### AVAILABLE DATA
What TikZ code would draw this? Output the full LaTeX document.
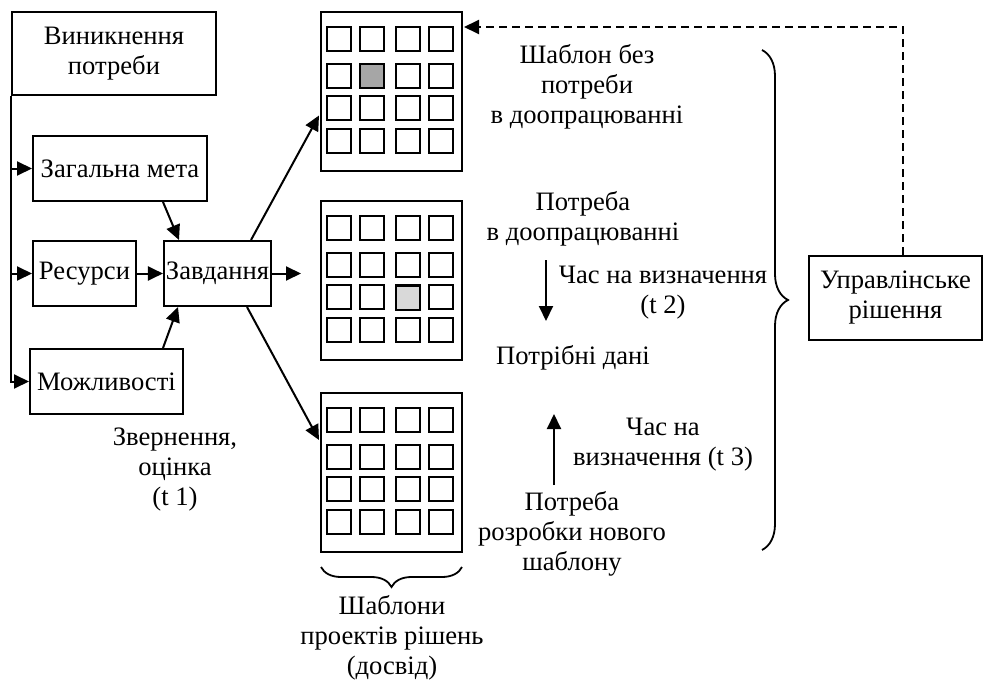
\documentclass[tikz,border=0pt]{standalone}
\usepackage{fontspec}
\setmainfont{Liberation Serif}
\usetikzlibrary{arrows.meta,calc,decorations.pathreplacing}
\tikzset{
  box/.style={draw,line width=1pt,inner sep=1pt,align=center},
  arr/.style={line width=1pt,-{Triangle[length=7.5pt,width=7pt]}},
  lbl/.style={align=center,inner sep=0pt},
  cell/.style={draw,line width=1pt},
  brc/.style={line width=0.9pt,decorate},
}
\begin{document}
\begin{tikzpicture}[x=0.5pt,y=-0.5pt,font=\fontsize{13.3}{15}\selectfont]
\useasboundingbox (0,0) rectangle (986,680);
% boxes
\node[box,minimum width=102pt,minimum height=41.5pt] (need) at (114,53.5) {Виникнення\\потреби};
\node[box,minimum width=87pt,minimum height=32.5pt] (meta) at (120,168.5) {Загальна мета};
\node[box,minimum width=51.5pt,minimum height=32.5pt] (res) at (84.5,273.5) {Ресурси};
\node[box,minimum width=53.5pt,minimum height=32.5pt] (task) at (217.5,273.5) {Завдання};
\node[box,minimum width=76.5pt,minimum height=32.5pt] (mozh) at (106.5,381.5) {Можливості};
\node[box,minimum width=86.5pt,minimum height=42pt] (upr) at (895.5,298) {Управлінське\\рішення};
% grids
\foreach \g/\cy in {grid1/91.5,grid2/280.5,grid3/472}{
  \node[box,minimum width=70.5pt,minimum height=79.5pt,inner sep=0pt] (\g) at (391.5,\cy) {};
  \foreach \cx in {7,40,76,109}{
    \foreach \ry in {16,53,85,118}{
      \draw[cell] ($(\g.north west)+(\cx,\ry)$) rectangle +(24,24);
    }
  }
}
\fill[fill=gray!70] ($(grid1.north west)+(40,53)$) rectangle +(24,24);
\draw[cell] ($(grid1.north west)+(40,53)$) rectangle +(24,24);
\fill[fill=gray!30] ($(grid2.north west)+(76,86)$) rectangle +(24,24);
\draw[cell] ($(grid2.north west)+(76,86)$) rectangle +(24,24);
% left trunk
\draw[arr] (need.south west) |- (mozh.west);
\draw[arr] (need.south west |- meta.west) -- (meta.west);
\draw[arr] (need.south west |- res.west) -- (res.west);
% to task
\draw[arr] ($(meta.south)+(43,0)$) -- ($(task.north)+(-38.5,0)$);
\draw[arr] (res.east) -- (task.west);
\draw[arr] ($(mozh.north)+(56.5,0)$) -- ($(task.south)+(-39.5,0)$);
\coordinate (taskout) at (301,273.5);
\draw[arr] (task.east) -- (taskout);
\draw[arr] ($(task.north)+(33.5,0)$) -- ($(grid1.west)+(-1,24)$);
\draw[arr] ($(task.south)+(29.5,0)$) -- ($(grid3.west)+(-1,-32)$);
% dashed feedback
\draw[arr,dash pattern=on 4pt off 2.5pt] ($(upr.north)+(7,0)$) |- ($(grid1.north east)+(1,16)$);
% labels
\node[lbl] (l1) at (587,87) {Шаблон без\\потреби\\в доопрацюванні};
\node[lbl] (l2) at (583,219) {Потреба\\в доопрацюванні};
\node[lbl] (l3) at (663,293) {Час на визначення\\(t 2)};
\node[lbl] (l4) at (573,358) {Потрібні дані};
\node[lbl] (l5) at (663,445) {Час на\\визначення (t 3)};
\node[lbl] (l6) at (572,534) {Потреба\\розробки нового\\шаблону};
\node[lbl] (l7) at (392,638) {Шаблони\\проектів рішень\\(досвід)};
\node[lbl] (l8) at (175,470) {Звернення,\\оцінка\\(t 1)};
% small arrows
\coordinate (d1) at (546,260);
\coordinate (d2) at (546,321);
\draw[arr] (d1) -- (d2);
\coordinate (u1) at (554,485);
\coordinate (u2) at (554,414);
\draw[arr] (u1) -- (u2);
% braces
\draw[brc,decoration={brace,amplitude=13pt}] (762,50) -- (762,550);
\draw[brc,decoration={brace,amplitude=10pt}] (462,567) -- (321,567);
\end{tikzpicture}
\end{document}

### TASK REQUIREMENTS
Omit any images, then output the listing exactly.

### THE RESULT
What TikZ code would draw this? Output the full LaTeX document.
\documentclass[tikz,border=0pt]{standalone}
\usepackage{fontspec}
\setmainfont{Liberation Serif}
\usetikzlibrary{arrows.meta,calc,decorations.pathreplacing}
\tikzset{
  box/.style={draw,line width=1pt,inner sep=1pt,align=center},
  arr/.style={line width=1pt,-{Triangle[length=7.5pt,width=7pt]}},
  lbl/.style={align=center,inner sep=0pt},
  cell/.style={draw,line width=1pt},
  brc/.style={line width=0.9pt,decorate},
}
\begin{document}
\begin{tikzpicture}[x=0.5pt,y=-0.5pt,font=\fontsize{13.3}{15}\selectfont]
\useasboundingbox (0,0) rectangle (986,680);
% boxes
\node[box,minimum width=102pt,minimum height=41.5pt] (need) at (114,53.5) {Виникнення\\потреби};
\node[box,minimum width=87pt,minimum height=32.5pt] (meta) at (120,168.5) {Загальна мета};
\node[box,minimum width=51.5pt,minimum height=32.5pt] (res) at (84.5,273.5) {Ресурси};
\node[box,minimum width=53.5pt,minimum height=32.5pt] (task) at (217.5,273.5) {Завдання};
\node[box,minimum width=76.5pt,minimum height=32.5pt] (mozh) at (106.5,381.5) {Можливості};
\node[box,minimum width=86.5pt,minimum height=42pt] (upr) at (895.5,298) {Управлінське\\рішення};
% grids
\foreach \g/\cy in {grid1/91.5,grid2/280.5,grid3/472}{
  \node[box,minimum width=70.5pt,minimum height=79.5pt,inner sep=0pt] (\g) at (391.5,\cy) {};
  \foreach \cx in {7,40,76,109}{
    \foreach \ry in {16,53,85,118}{
      \draw[cell] ($(\g.north west)+(\cx,\ry)$) rectangle +(24,24);
    }
  }
}
\fill[fill=gray!70] ($(grid1.north west)+(40,53)$) rectangle +(24,24);
\draw[cell] ($(grid1.north west)+(40,53)$) rectangle +(24,24);
\fill[fill=gray!30] ($(grid2.north west)+(76,86)$) rectangle +(24,24);
\draw[cell] ($(grid2.north west)+(76,86)$) rectangle +(24,24);
% left trunk
\draw[arr] (need.south west) |- (mozh.west);
\draw[arr] (need.south west |- meta.west) -- (meta.west);
\draw[arr] (need.south west |- res.west) -- (res.west);
% to task
\draw[arr] ($(meta.south)+(43,0)$) -- ($(task.north)+(-38.5,0)$);
\draw[arr] (res.east) -- (task.west);
\draw[arr] ($(mozh.north)+(56.5,0)$) -- ($(task.south)+(-39.5,0)$);
\coordinate (taskout) at (301,273.5);
\draw[arr] (task.east) -- (taskout);
\draw[arr] ($(task.north)+(33.5,0)$) -- ($(grid1.west)+(-1,24)$);
\draw[arr] ($(task.south)+(29.5,0)$) -- ($(grid3.west)+(-1,-32)$);
% dashed feedback
\draw[arr,dash pattern=on 4pt off 2.5pt] ($(upr.north)+(7,0)$) |- ($(grid1.north east)+(1,16)$);
% labels
\node[lbl] (l1) at (587,87) {Шаблон без\\потреби\\в доопрацюванні};
\node[lbl] (l2) at (583,219) {Потреба\\в доопрацюванні};
\node[lbl] (l3) at (663,293) {Час на визначення\\(t 2)};
\node[lbl] (l4) at (573,358) {Потрібні дані};
\node[lbl] (l5) at (663,445) {Час на\\визначення (t 3)};
\node[lbl] (l6) at (572,534) {Потреба\\розробки нового\\шаблону};
\node[lbl] (l7) at (392,638) {Шаблони\\проектів рішень\\(досвід)};
\node[lbl] (l8) at (175,470) {Звернення,\\оцінка\\(t 1)};
% small arrows
\coordinate (d1) at (546,260);
\coordinate (d2) at (546,321);
\draw[arr] (d1) -- (d2);
\coordinate (u1) at (554,485);
\coordinate (u2) at (554,414);
\draw[arr] (u1) -- (u2);
% braces
\draw[brc,decoration={brace,amplitude=13pt}] (762,50) -- (762,550);
\draw[brc,decoration={brace,amplitude=10pt}] (462,567) -- (321,567);
\end{tikzpicture}
\end{document}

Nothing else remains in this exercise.